What is expected –
Can you output, word for word, the lines between the one holding "Write a web" and the one holding "ctx.fillText(center_text, first.x, first.y", inclusive, leaving out any pictures?

---------- Data shown

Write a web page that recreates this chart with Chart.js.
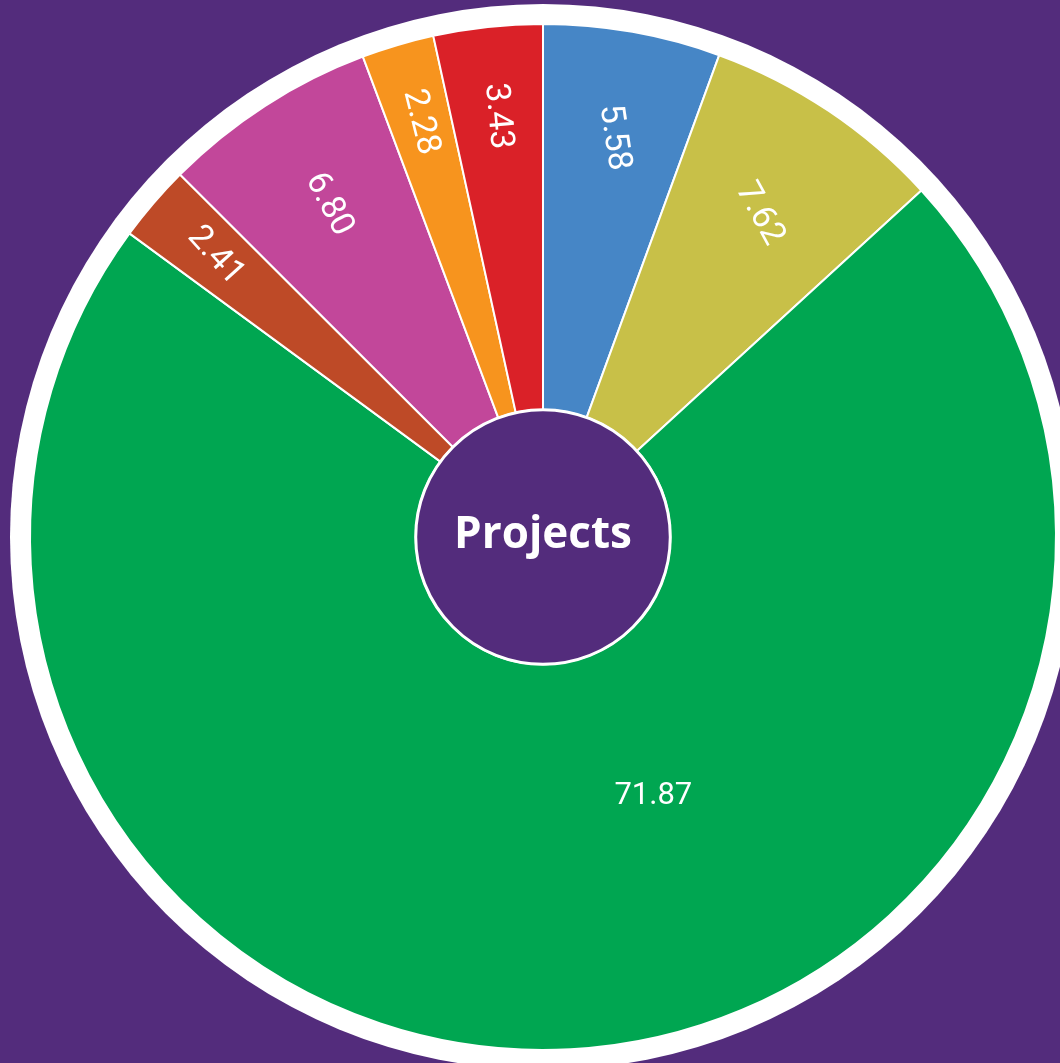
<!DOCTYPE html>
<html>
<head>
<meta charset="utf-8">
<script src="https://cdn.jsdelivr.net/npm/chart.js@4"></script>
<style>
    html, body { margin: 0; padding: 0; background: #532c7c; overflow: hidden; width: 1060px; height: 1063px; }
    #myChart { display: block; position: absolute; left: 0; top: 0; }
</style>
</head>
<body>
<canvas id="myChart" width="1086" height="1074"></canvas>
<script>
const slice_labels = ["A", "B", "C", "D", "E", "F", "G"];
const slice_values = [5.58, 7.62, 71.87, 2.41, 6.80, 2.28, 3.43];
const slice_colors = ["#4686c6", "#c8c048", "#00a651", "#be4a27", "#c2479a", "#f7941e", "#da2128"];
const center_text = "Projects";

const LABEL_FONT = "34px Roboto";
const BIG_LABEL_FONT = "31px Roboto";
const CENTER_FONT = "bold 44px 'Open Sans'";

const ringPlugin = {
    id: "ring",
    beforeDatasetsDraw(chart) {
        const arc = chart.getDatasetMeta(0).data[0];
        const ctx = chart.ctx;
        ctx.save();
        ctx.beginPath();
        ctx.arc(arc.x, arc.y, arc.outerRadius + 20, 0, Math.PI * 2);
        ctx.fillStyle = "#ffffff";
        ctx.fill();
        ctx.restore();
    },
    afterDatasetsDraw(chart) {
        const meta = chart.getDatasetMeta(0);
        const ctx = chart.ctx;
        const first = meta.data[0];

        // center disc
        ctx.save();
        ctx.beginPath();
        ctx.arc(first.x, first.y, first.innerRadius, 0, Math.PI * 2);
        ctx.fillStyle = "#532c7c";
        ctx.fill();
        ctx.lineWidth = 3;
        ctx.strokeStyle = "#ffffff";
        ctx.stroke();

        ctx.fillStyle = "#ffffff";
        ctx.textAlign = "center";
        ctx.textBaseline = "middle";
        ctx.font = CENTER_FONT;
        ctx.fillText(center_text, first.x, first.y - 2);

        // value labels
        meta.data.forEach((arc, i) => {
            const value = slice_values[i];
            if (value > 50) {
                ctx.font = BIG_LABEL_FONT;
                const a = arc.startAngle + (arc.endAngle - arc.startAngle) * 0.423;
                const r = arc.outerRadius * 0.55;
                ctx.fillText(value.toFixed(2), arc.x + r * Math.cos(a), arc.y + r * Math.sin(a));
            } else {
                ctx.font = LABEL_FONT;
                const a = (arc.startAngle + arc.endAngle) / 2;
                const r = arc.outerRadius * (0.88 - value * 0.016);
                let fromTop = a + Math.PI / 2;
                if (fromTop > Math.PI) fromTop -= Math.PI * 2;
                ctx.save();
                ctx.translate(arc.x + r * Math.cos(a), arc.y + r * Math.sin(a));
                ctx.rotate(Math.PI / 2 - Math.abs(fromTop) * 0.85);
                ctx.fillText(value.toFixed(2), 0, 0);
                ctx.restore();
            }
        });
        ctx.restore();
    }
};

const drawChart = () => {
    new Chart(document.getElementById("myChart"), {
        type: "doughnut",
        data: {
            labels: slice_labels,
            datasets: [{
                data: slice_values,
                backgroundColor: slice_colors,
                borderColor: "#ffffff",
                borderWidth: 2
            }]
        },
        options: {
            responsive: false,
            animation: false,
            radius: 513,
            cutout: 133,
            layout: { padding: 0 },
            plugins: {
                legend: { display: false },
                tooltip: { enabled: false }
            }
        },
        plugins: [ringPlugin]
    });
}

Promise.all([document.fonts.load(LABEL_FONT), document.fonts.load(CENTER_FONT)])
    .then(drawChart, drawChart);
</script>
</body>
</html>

--------------------
---------- Data shown

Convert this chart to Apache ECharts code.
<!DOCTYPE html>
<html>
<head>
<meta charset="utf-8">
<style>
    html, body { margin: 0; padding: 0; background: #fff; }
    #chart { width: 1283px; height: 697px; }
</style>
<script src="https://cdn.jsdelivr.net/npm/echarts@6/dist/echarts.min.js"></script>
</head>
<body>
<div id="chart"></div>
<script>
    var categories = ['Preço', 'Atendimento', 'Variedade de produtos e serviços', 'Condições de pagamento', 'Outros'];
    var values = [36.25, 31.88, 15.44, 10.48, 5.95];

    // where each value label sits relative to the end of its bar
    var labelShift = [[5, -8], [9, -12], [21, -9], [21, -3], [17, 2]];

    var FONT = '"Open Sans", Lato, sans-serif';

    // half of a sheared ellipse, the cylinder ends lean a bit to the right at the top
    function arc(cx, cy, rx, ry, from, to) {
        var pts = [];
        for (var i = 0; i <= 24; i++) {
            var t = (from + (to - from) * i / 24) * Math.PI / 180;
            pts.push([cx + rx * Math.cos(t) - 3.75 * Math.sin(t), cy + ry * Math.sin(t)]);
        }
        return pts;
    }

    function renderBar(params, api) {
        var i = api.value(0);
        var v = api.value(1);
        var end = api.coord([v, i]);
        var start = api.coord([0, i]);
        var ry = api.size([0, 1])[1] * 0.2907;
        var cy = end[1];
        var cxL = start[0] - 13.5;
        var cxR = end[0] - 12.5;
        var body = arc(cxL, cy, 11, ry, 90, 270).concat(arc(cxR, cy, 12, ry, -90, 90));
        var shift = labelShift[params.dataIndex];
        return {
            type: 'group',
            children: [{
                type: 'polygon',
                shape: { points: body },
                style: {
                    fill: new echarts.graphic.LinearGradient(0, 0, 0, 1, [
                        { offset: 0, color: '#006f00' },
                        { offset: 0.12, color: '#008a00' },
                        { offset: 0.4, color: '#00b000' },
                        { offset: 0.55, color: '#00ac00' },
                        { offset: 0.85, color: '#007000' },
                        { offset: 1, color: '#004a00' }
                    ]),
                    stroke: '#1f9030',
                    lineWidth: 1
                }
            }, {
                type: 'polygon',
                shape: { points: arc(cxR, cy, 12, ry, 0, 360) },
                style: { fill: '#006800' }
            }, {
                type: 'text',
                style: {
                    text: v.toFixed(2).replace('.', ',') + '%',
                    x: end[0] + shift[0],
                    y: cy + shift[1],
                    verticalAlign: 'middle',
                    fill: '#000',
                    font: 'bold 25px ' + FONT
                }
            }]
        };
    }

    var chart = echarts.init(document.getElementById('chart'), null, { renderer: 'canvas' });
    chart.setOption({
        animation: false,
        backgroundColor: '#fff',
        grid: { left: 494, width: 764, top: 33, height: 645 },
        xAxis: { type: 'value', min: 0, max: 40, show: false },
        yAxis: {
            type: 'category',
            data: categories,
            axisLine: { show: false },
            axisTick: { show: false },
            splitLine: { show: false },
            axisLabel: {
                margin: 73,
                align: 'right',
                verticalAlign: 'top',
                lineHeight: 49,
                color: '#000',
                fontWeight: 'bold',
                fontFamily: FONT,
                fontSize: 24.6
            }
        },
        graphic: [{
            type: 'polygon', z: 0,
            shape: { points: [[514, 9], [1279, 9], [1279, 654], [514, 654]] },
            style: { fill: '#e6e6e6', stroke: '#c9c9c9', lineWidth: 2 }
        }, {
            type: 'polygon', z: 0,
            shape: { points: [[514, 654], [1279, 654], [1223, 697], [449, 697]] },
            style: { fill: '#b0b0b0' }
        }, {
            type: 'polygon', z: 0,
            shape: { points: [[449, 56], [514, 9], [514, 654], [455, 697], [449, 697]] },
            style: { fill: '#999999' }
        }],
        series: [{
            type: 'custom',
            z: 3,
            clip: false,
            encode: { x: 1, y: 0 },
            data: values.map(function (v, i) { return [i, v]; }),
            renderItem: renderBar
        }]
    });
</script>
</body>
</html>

--------------------

Answer to this problem –
Write a web page that recreates this chart with Chart.js.
<!DOCTYPE html>
<html>
<head>
<meta charset="utf-8">
<script src="https://cdn.jsdelivr.net/npm/chart.js@4"></script>
<style>
    html, body { margin: 0; padding: 0; background: #532c7c; overflow: hidden; width: 1060px; height: 1063px; }
    #myChart { display: block; position: absolute; left: 0; top: 0; }
</style>
</head>
<body>
<canvas id="myChart" width="1086" height="1074"></canvas>
<script>
const slice_labels = ["A", "B", "C", "D", "E", "F", "G"];
const slice_values = [5.58, 7.62, 71.87, 2.41, 6.80, 2.28, 3.43];
const slice_colors = ["#4686c6", "#c8c048", "#00a651", "#be4a27", "#c2479a", "#f7941e", "#da2128"];
const center_text = "Projects";

const LABEL_FONT = "34px Roboto";
const BIG_LABEL_FONT = "31px Roboto";
const CENTER_FONT = "bold 44px 'Open Sans'";

const ringPlugin = {
    id: "ring",
    beforeDatasetsDraw(chart) {
        const arc = chart.getDatasetMeta(0).data[0];
        const ctx = chart.ctx;
        ctx.save();
        ctx.beginPath();
        ctx.arc(arc.x, arc.y, arc.outerRadius + 20, 0, Math.PI * 2);
        ctx.fillStyle = "#ffffff";
        ctx.fill();
        ctx.restore();
    },
    afterDatasetsDraw(chart) {
        const meta = chart.getDatasetMeta(0);
        const ctx = chart.ctx;
        const first = meta.data[0];

        // center disc
        ctx.save();
        ctx.beginPath();
        ctx.arc(first.x, first.y, first.innerRadius, 0, Math.PI * 2);
        ctx.fillStyle = "#532c7c";
        ctx.fill();
        ctx.lineWidth = 3;
        ctx.strokeStyle = "#ffffff";
        ctx.stroke();

        ctx.fillStyle = "#ffffff";
        ctx.textAlign = "center";
        ctx.textBaseline = "middle";
        ctx.font = CENTER_FONT;
        ctx.fillText(center_text, first.x, first.y - 2);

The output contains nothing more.